Operation Giant Slingshot and Operation SEALORDS were two of the larger thrusts to interdict enemy forces and supplies. Many other smaller Task Groups, Task Units, and Task Elements met the enemy on his own turf. At one point Time Magazine reported a casualty rate amongst Mobile Riverine Forces as high as 70%. The Viet Cong and North Vietnamese were suffering much higher rates of attrition.

As the U.S. began to withdraw from Vietnam President Nixon instituted the Vietnamization Program. In early to mid 1969 the Mobile Riverine Force turned River Assault Squadrons 9 and 11 over to the Vietnamese Navy (VNN). On August 25, 1969 the joint Army-Navy Mobile Riverine Force was officially disbanded. U.S. Navy personnel would continue to fight the remaining boats in various capacities until December 1970 when the last riverine craft was turned over to the VNN.

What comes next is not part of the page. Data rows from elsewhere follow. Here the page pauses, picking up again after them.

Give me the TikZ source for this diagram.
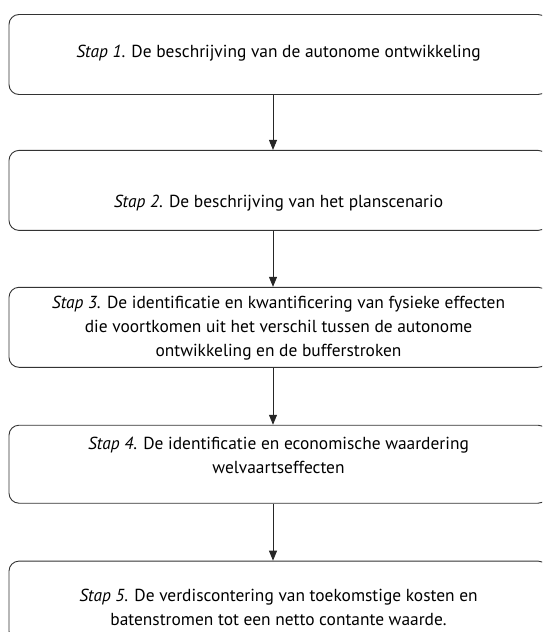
\documentclass[tikz,border=0pt]{standalone}
\usepackage{fontspec}
\setmainfont{PT Sans}
\usetikzlibrary{positioning,arrows.meta}
% tekst binnen een kader iets omhoog of omlaag schuiven
\newcommand{\schuif}[2]{\raisebox{#1}[\height][\depth]{\begin{tabular}{@{}c@{}}#2\end{tabular}}}
\begin{document}
\begin{tikzpicture}[
    x=1pt, y=1pt,
    node distance=56pt,
    stapbox/.style={draw=black!80, line width=0.9pt, rounded corners=10pt,
        minimum width=539pt, minimum height=80pt, inner sep=0pt,
        align=center, font=\fontsize{17.4}{24}\selectfont},
    pijl/.style={-{Triangle[length=10pt,width=8pt]}, line width=0.9pt, draw=black!85}
]
\clip (0,0) rectangle (542,-632);
% Stappen
\node[stapbox] (s1) at (278.5,-54.5) {\schuif{2pt}{\textit{Stap 1}. De beschrijving van de autonome ontwikkeling}};
\node[stapbox, below=55pt of s1] (s2) {\schuif{-12pt}{\textit{Stap 2}. De beschrijving van het planscenario}};
\node[stapbox, below=of s2] (s3) {\schuif{0pt}{\textit{Stap 3.} De identificatie en kwantificering van fysieke effecten\\
    die voortkomen uit het verschil tussen de autonome\\
    ontwikkeling en de bufferstroken}};
\node[stapbox, below=57pt of s3, minimum height=78pt] (s4) {\schuif{8pt}{\textit{Stap 4}. De identificatie en economische waardering\\
    welvaartseffecten}};
\node[stapbox, below=57pt of s4] (s5) {\schuif{-8pt}{\textit{Stap 5.} De verdiscontering van toekomstige kosten en\\
    batenstromen tot een netto contante waarde.}};
% Pijlen
\coordinate (as) at (273,0);
\draw[pijl] (s1.south -| as) -- (s2.north -| as);
\draw[pijl] (s2.south -| as) -- (s3.north -| as);
\draw[pijl] (s3.south -| as) -- (s4.north -| as);
\draw[pijl] (s4.south -| as) -- (s5.north -| as);
\end{tikzpicture}
\end{document}
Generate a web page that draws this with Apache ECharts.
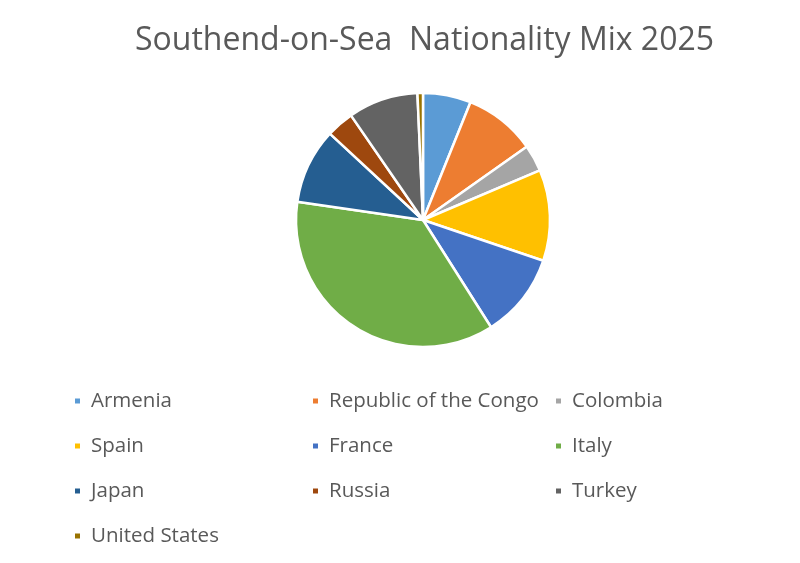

During their watch the sailors and soldiers of the Mobile Riverine Force were awarded scores of personal awards for valor as well as many Presidential Unit Citations, Valorous Unit Awards, Navy Unit Commendations, Meritorious Unit Commendations, Vietnamese Gallantry Crosses and Vietnamese Civil Action Medals. Many sailors and soldiers paid the ultimate sacrifice and hundreds were wounded. The Army-Navy Mobile Riverine Force has earned it’s proud place in the annals of United States military history.